> Request: Copy the material below verbatim from the line with "Generate a Python" to the line with "0.045, 0.005, 0.0]", both lines included, omitting pictures and every line outside that range.

> Given data:

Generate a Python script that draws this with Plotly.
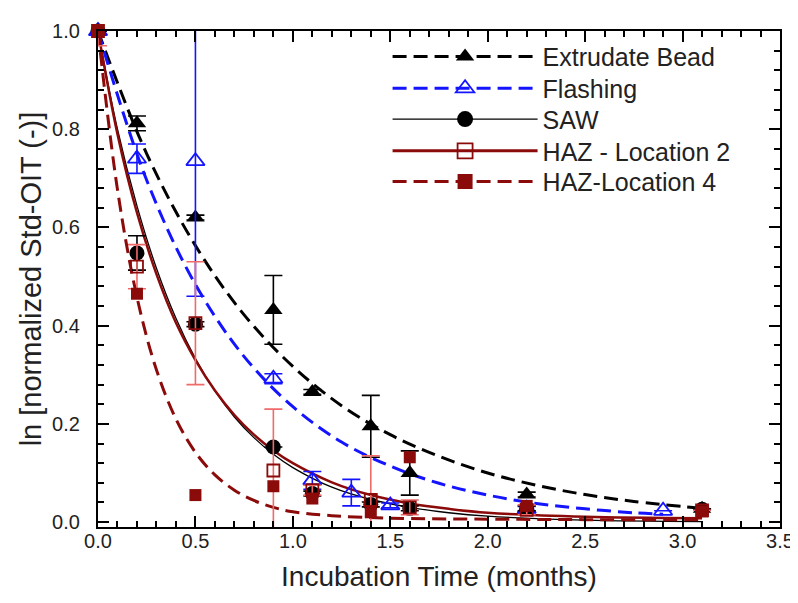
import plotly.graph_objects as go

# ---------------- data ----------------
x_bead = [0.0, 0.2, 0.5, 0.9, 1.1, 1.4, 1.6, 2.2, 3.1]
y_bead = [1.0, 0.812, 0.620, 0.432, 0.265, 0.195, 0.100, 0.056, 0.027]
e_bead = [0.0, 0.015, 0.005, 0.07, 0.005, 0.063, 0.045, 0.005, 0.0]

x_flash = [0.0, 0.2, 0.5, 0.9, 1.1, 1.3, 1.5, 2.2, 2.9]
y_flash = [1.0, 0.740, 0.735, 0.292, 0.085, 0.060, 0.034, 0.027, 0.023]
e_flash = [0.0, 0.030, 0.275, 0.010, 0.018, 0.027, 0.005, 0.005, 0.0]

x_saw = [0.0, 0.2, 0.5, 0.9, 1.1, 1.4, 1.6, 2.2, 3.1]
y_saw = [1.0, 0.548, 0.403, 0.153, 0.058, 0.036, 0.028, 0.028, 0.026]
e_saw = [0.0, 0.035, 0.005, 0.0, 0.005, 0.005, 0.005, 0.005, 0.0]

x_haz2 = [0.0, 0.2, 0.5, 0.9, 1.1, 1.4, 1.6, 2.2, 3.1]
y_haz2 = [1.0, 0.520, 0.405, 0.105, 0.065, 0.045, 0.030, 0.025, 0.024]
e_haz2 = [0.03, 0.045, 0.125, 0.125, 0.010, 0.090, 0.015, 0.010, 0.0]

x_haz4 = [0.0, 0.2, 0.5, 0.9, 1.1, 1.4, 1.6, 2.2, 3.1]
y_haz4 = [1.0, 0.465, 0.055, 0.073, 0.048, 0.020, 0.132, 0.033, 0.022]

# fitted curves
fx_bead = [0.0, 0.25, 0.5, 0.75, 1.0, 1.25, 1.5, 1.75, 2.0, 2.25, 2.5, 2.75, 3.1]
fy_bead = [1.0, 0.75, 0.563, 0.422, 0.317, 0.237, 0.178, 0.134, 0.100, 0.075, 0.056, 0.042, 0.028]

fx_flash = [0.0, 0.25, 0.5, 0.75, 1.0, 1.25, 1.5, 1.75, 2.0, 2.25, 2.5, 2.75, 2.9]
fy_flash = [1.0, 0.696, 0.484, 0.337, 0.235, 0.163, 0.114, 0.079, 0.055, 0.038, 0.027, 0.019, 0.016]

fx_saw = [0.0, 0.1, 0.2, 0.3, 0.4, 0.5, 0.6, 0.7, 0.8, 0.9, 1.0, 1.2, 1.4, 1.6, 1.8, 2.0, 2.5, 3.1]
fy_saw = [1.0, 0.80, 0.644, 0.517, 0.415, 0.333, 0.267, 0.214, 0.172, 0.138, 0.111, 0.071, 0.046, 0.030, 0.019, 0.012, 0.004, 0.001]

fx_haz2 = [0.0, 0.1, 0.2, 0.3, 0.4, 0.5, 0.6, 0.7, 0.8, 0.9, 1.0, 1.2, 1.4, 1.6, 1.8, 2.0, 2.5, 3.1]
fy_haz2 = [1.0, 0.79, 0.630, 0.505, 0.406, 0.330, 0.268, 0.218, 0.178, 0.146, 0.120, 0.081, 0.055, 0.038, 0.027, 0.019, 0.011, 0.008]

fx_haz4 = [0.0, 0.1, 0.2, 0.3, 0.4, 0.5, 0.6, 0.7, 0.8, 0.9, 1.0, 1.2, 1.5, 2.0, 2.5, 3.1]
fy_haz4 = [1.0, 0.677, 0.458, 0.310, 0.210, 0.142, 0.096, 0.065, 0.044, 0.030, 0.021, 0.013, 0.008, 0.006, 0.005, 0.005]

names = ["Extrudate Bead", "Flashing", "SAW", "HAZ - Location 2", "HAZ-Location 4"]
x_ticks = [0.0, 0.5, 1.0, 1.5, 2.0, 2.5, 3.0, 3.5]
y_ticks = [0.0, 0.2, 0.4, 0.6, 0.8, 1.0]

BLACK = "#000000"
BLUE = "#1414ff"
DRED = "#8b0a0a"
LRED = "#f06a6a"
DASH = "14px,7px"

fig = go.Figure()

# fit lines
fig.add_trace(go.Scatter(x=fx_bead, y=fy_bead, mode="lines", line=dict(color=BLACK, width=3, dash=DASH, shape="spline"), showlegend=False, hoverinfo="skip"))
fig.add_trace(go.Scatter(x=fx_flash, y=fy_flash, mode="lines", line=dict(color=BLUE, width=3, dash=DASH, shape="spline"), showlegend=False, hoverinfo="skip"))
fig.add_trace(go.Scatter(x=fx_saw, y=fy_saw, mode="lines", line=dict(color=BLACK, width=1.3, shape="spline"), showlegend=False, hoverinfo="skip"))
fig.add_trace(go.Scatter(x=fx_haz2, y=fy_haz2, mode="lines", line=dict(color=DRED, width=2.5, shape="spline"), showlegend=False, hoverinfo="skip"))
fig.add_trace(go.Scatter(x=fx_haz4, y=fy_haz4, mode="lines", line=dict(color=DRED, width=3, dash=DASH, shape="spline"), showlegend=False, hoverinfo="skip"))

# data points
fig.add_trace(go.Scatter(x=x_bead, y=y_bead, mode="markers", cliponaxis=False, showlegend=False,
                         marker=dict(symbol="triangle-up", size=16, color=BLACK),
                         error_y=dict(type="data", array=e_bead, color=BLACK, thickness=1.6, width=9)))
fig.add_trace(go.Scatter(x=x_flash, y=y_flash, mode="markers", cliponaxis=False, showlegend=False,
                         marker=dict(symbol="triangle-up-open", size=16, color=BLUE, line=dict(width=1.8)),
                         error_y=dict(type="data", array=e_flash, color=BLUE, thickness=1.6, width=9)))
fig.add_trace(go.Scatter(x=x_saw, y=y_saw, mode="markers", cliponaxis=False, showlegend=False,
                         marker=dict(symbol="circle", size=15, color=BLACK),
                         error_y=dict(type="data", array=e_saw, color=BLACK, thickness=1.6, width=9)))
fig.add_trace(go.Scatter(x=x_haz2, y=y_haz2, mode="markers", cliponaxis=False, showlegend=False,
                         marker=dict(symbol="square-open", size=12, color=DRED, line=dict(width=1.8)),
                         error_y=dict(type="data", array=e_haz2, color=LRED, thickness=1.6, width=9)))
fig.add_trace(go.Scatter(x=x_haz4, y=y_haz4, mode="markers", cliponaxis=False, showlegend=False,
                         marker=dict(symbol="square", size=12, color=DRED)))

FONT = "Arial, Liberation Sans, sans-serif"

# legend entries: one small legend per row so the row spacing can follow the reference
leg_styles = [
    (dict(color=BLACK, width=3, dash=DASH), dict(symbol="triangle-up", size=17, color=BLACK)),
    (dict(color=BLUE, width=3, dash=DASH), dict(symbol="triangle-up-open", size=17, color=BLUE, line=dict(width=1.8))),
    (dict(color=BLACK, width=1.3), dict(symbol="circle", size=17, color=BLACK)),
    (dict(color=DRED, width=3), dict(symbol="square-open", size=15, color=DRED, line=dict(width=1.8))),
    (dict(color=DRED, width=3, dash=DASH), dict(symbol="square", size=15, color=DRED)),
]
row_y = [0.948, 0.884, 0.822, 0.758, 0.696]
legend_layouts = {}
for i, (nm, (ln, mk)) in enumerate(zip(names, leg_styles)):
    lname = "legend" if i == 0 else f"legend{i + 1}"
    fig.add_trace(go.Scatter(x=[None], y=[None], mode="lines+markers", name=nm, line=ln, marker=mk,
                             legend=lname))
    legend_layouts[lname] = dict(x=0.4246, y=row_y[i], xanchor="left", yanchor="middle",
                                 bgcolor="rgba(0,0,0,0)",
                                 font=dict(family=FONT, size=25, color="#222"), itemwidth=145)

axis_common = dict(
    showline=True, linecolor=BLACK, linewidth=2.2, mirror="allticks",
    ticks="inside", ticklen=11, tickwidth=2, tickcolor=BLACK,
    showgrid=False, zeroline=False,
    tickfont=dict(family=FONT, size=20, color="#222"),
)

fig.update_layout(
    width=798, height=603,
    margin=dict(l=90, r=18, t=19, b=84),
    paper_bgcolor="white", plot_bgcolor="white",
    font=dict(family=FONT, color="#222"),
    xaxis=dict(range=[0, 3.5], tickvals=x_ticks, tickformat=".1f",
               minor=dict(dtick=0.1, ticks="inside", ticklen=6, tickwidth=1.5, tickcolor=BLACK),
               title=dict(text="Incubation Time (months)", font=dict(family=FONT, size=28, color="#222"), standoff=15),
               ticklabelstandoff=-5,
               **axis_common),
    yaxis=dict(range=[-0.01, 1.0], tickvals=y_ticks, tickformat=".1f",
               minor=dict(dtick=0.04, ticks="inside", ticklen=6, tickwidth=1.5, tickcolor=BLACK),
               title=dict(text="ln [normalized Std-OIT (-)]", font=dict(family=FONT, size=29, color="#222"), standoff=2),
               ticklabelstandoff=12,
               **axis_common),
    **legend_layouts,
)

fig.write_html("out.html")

==

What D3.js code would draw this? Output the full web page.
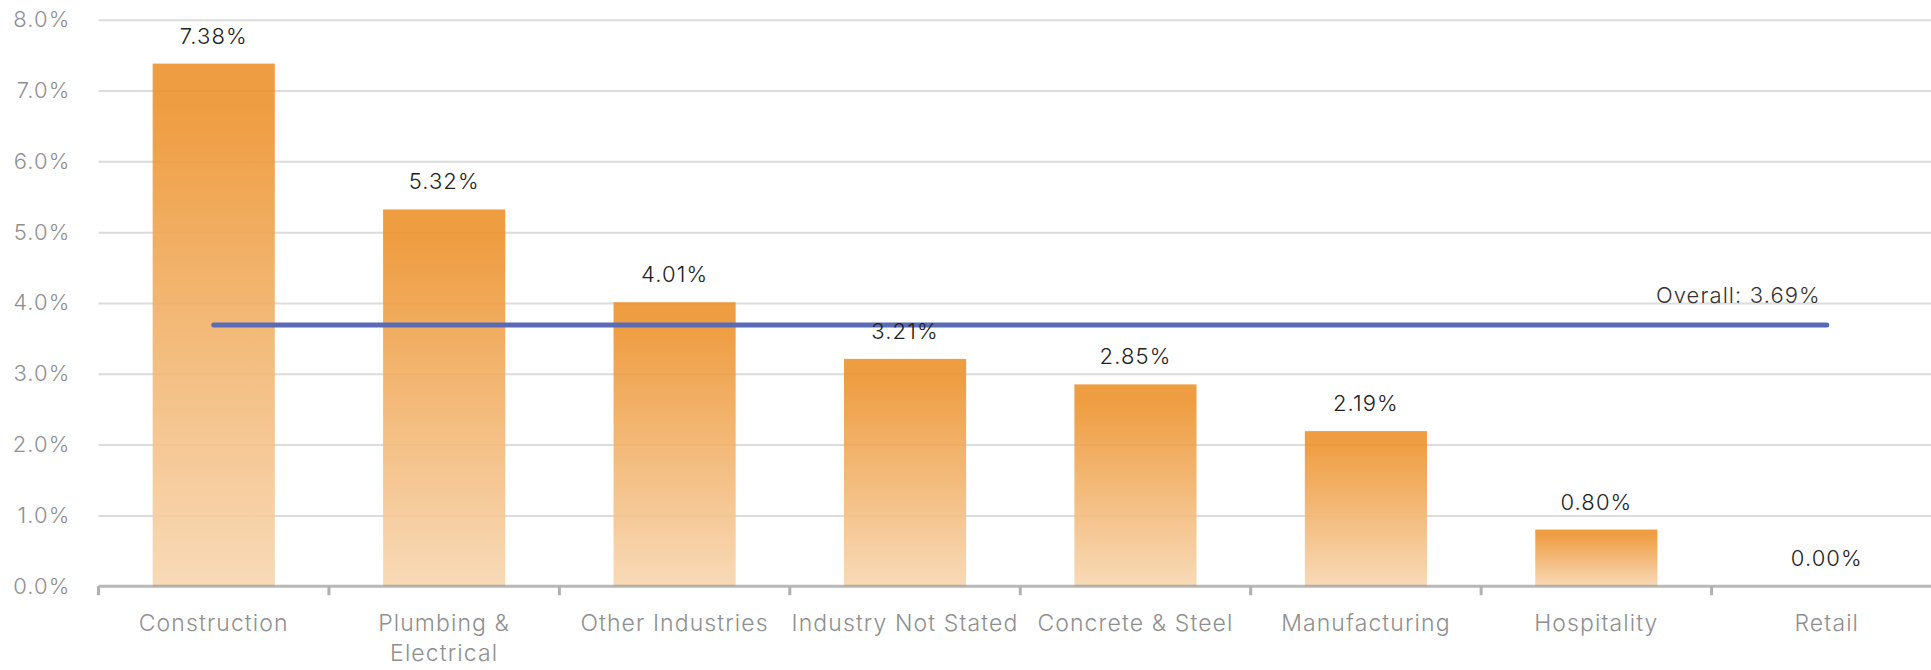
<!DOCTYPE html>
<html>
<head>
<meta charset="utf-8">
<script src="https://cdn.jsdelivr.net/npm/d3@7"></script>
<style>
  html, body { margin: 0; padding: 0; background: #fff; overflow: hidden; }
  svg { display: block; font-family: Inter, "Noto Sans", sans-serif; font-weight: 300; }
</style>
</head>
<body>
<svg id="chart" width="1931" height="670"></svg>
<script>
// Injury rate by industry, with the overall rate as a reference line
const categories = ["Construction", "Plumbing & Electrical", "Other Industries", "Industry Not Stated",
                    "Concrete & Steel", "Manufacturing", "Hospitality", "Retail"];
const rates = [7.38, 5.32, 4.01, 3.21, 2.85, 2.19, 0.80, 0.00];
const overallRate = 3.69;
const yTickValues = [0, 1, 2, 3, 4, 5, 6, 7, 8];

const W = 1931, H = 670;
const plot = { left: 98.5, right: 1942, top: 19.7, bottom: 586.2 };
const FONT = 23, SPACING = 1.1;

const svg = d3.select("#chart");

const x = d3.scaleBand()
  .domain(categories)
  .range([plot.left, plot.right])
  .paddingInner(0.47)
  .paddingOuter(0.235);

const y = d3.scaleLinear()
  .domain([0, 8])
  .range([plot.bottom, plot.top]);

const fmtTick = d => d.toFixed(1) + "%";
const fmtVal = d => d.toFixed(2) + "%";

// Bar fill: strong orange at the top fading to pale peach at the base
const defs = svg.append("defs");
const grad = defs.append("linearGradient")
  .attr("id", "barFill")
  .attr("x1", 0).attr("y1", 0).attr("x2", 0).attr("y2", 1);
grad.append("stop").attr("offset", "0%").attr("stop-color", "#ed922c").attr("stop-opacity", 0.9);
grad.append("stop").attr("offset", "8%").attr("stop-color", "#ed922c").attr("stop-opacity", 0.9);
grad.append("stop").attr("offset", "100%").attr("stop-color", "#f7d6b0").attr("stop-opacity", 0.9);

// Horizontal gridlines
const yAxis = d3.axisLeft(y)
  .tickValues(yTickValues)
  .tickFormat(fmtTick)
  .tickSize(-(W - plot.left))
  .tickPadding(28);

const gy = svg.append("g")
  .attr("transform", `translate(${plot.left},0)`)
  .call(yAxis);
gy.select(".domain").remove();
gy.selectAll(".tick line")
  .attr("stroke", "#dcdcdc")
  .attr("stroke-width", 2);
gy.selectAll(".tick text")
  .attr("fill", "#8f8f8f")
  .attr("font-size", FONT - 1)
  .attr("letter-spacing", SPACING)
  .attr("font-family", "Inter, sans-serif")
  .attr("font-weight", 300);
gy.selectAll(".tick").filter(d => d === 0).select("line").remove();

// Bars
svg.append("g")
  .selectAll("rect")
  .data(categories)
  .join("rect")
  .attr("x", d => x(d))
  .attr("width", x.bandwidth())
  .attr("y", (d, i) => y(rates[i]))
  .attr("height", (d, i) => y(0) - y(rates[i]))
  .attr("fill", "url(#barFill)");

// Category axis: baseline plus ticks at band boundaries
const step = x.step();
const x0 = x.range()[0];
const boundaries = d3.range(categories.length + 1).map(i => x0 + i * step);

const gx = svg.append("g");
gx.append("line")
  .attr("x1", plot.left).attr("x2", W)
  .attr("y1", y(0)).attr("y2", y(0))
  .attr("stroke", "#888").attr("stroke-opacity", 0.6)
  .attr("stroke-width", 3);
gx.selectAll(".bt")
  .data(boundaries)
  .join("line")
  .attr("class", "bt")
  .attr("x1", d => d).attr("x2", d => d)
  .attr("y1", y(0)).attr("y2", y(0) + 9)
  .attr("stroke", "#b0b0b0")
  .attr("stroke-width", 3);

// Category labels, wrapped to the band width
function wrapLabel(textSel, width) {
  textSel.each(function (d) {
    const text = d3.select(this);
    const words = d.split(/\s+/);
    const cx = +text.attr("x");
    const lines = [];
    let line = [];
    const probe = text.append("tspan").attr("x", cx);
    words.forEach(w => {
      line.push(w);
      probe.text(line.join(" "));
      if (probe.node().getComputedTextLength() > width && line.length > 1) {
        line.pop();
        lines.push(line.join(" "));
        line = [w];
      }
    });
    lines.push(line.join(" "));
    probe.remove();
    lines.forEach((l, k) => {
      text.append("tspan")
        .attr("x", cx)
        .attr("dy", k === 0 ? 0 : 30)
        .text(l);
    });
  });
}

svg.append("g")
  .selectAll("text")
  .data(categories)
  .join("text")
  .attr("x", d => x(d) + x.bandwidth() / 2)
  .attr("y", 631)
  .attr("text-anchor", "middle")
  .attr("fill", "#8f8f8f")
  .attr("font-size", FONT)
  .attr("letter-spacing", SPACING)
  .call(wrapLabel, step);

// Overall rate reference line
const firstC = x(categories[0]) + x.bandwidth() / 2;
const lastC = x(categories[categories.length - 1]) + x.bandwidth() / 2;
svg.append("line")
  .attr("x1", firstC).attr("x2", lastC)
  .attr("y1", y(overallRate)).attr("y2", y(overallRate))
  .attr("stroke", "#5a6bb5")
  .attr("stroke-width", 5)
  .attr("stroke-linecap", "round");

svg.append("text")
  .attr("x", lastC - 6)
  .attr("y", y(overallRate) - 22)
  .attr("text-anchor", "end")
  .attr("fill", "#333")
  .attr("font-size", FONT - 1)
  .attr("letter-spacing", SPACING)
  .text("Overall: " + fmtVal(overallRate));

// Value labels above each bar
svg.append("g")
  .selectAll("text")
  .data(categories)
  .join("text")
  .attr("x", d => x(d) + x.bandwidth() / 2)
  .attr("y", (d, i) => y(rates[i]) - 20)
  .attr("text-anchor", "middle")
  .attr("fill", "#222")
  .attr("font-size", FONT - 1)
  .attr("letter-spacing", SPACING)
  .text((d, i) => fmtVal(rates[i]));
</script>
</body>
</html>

==

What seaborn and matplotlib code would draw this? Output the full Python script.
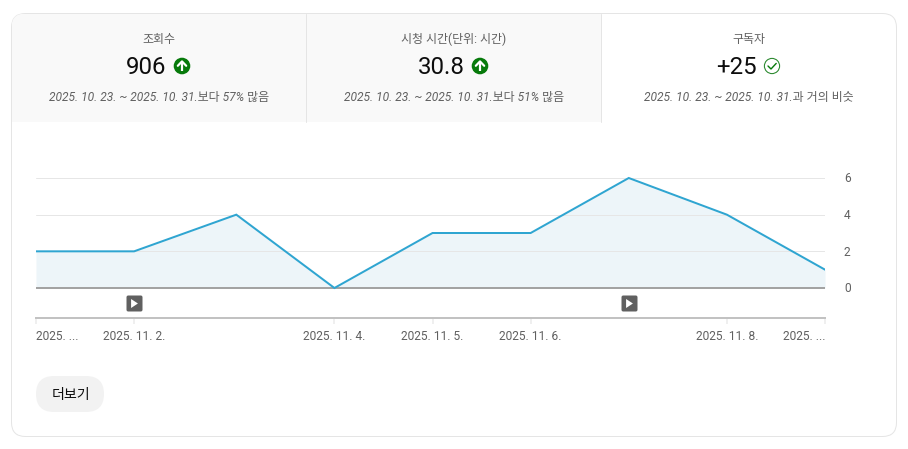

> The response:
Generate a Python script that draws this with Plotly.
import plotly.graph_objects as go

# ---------------- data ----------------
x_bead = [0.0, 0.2, 0.5, 0.9, 1.1, 1.4, 1.6, 2.2, 3.1]
y_bead = [1.0, 0.812, 0.620, 0.432, 0.265, 0.195, 0.100, 0.056, 0.027]
e_bead = [0.0, 0.015, 0.005, 0.07, 0.005, 0.063, 0.045, 0.005, 0.0]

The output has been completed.